The task: In the listing below, locate the lines that hold the string "with". Copy those lines.

Record set:
------------------------------

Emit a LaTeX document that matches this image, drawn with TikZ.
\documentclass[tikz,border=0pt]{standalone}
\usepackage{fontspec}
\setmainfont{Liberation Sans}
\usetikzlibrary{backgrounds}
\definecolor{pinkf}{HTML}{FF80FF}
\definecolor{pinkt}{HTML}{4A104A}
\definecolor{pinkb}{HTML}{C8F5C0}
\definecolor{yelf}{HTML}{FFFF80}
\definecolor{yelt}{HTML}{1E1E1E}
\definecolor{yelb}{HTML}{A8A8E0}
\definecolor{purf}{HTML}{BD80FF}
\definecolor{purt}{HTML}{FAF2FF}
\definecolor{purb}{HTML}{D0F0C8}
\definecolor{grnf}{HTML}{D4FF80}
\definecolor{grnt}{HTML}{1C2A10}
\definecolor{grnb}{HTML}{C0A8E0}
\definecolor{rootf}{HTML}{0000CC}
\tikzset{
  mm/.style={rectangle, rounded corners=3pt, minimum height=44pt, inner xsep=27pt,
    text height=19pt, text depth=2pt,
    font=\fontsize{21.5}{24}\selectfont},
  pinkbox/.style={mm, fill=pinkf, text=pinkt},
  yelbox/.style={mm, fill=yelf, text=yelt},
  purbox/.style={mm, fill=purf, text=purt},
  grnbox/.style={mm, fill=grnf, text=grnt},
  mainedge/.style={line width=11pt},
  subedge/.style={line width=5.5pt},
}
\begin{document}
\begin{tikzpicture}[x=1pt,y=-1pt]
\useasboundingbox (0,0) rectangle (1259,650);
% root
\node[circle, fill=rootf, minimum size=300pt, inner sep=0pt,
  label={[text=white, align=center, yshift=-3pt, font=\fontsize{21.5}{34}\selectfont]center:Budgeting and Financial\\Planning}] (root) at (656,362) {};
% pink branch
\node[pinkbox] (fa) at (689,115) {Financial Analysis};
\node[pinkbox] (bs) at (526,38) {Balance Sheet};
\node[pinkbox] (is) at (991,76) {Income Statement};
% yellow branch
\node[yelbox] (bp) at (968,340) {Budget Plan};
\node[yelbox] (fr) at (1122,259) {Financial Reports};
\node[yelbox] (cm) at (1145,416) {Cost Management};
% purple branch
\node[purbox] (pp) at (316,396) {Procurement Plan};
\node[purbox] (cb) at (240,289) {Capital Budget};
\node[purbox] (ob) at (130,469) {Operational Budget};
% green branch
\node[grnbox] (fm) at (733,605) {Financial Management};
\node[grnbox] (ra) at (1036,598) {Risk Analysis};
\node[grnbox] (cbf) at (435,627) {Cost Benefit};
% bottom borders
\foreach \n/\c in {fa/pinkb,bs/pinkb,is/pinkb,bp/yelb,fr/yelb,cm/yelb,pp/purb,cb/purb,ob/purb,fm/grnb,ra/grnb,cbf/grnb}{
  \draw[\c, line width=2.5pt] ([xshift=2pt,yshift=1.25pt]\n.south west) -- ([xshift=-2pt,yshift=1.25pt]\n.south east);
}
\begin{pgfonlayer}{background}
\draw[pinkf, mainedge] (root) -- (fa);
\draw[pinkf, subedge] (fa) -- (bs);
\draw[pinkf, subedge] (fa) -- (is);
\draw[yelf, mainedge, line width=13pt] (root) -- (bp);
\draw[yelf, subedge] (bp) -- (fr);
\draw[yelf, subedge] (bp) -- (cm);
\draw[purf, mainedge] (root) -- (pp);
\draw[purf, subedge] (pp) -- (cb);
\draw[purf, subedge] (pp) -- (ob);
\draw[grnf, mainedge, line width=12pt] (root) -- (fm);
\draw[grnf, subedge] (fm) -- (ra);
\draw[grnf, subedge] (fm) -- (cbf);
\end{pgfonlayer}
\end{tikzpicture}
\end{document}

------------------------------

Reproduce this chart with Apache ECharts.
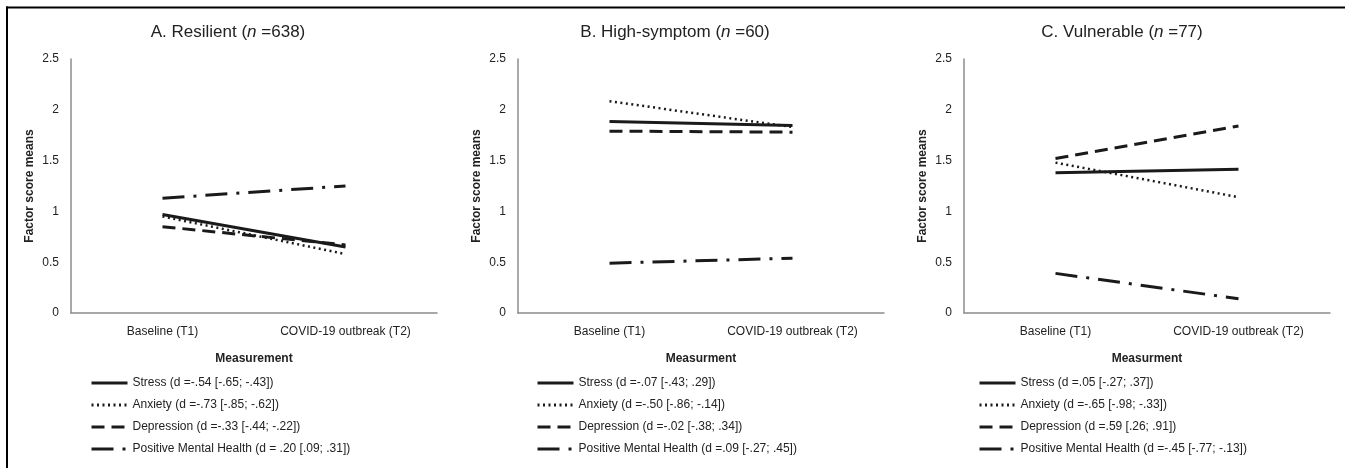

------------------------------

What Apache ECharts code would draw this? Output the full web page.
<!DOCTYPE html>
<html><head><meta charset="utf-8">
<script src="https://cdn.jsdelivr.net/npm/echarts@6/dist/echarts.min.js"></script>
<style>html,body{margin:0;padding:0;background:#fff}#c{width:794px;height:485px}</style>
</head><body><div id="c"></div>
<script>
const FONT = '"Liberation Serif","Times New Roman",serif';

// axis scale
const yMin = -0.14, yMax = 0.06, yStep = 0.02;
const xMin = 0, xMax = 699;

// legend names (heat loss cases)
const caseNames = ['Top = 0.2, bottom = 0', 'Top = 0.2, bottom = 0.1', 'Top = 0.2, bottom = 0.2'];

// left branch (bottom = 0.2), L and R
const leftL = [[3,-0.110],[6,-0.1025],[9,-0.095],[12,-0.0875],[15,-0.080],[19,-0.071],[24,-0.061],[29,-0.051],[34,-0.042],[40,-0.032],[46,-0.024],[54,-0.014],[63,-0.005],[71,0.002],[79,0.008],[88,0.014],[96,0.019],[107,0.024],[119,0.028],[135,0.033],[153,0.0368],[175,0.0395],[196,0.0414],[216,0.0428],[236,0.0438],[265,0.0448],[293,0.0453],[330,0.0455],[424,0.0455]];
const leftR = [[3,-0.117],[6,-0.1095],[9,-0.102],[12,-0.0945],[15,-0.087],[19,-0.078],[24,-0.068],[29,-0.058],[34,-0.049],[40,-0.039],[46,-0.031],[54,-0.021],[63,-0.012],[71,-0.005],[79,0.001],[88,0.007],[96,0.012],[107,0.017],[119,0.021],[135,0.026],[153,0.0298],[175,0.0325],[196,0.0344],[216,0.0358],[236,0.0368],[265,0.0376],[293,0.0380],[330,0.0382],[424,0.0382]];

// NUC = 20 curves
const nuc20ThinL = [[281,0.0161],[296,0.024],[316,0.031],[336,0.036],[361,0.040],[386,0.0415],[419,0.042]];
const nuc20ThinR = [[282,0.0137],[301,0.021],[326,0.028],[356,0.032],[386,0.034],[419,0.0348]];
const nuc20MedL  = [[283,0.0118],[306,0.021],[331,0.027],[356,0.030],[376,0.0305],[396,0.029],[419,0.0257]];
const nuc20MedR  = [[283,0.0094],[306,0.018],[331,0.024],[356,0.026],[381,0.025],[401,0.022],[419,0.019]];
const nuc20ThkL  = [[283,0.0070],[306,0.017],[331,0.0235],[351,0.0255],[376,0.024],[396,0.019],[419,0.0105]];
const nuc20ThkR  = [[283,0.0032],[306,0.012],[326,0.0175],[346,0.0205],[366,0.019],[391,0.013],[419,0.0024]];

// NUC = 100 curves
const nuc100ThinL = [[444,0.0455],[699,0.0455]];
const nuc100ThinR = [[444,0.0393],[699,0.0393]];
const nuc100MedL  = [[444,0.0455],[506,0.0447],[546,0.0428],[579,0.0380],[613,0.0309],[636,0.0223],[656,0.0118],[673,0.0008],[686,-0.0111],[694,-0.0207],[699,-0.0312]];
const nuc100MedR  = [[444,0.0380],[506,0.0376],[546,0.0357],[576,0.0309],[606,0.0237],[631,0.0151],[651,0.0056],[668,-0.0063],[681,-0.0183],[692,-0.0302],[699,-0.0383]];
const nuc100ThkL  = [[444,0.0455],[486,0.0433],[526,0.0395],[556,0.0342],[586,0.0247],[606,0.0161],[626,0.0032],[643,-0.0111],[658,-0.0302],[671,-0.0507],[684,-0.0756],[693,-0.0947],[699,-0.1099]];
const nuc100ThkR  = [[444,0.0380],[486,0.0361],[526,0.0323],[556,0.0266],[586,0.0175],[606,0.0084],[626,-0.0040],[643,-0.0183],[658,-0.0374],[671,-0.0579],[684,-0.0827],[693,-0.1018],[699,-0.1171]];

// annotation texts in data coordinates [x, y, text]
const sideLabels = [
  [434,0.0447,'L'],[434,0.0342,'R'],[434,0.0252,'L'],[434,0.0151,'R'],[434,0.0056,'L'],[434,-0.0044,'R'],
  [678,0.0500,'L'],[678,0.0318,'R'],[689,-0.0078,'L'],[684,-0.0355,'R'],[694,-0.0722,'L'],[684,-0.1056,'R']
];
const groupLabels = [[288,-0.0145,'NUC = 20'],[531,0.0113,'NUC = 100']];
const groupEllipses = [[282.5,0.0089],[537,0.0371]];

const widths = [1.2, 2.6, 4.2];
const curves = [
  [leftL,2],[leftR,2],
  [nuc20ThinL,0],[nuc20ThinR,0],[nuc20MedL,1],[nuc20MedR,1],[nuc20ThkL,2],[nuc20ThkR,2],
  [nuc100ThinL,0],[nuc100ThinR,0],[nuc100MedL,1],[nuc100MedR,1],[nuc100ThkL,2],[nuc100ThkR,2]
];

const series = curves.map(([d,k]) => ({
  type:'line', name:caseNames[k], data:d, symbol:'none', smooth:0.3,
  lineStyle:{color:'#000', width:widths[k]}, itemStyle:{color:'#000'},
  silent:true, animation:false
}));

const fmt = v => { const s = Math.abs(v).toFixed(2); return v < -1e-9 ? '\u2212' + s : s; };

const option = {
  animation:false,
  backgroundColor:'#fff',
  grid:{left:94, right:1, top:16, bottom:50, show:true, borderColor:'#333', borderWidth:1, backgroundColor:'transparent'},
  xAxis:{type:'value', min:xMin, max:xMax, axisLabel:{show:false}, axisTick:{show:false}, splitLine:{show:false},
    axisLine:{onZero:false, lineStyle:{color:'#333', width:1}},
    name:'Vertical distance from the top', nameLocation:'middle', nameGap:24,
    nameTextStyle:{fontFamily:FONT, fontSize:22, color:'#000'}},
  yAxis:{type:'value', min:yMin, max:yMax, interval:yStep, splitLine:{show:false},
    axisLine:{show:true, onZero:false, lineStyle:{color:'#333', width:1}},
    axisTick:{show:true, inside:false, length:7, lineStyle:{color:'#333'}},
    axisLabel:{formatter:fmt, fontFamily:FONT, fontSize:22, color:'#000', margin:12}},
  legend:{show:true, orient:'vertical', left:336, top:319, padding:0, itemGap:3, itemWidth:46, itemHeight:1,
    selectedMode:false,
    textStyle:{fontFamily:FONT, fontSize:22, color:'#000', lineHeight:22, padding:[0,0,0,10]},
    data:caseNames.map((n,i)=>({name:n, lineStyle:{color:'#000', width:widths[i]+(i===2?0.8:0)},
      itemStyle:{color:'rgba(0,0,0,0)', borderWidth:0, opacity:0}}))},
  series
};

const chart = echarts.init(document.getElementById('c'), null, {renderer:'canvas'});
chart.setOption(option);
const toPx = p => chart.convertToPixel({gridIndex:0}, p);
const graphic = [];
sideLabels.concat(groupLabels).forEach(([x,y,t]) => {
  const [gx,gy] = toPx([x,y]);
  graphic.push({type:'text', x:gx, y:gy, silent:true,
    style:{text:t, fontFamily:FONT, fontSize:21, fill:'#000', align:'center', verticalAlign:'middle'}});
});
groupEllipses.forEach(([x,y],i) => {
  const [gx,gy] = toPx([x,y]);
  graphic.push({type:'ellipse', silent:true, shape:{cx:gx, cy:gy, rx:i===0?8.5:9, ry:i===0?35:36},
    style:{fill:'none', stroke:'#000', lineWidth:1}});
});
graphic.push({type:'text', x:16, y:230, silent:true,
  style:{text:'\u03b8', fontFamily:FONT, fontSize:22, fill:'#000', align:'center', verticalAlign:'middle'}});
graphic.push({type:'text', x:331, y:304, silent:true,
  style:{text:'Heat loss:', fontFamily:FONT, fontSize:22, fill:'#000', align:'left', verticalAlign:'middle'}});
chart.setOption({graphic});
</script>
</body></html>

------------------------------

Task solution:
Emit a LaTeX document that matches this image, drawn with TikZ.
Reproduce this chart with Apache ECharts.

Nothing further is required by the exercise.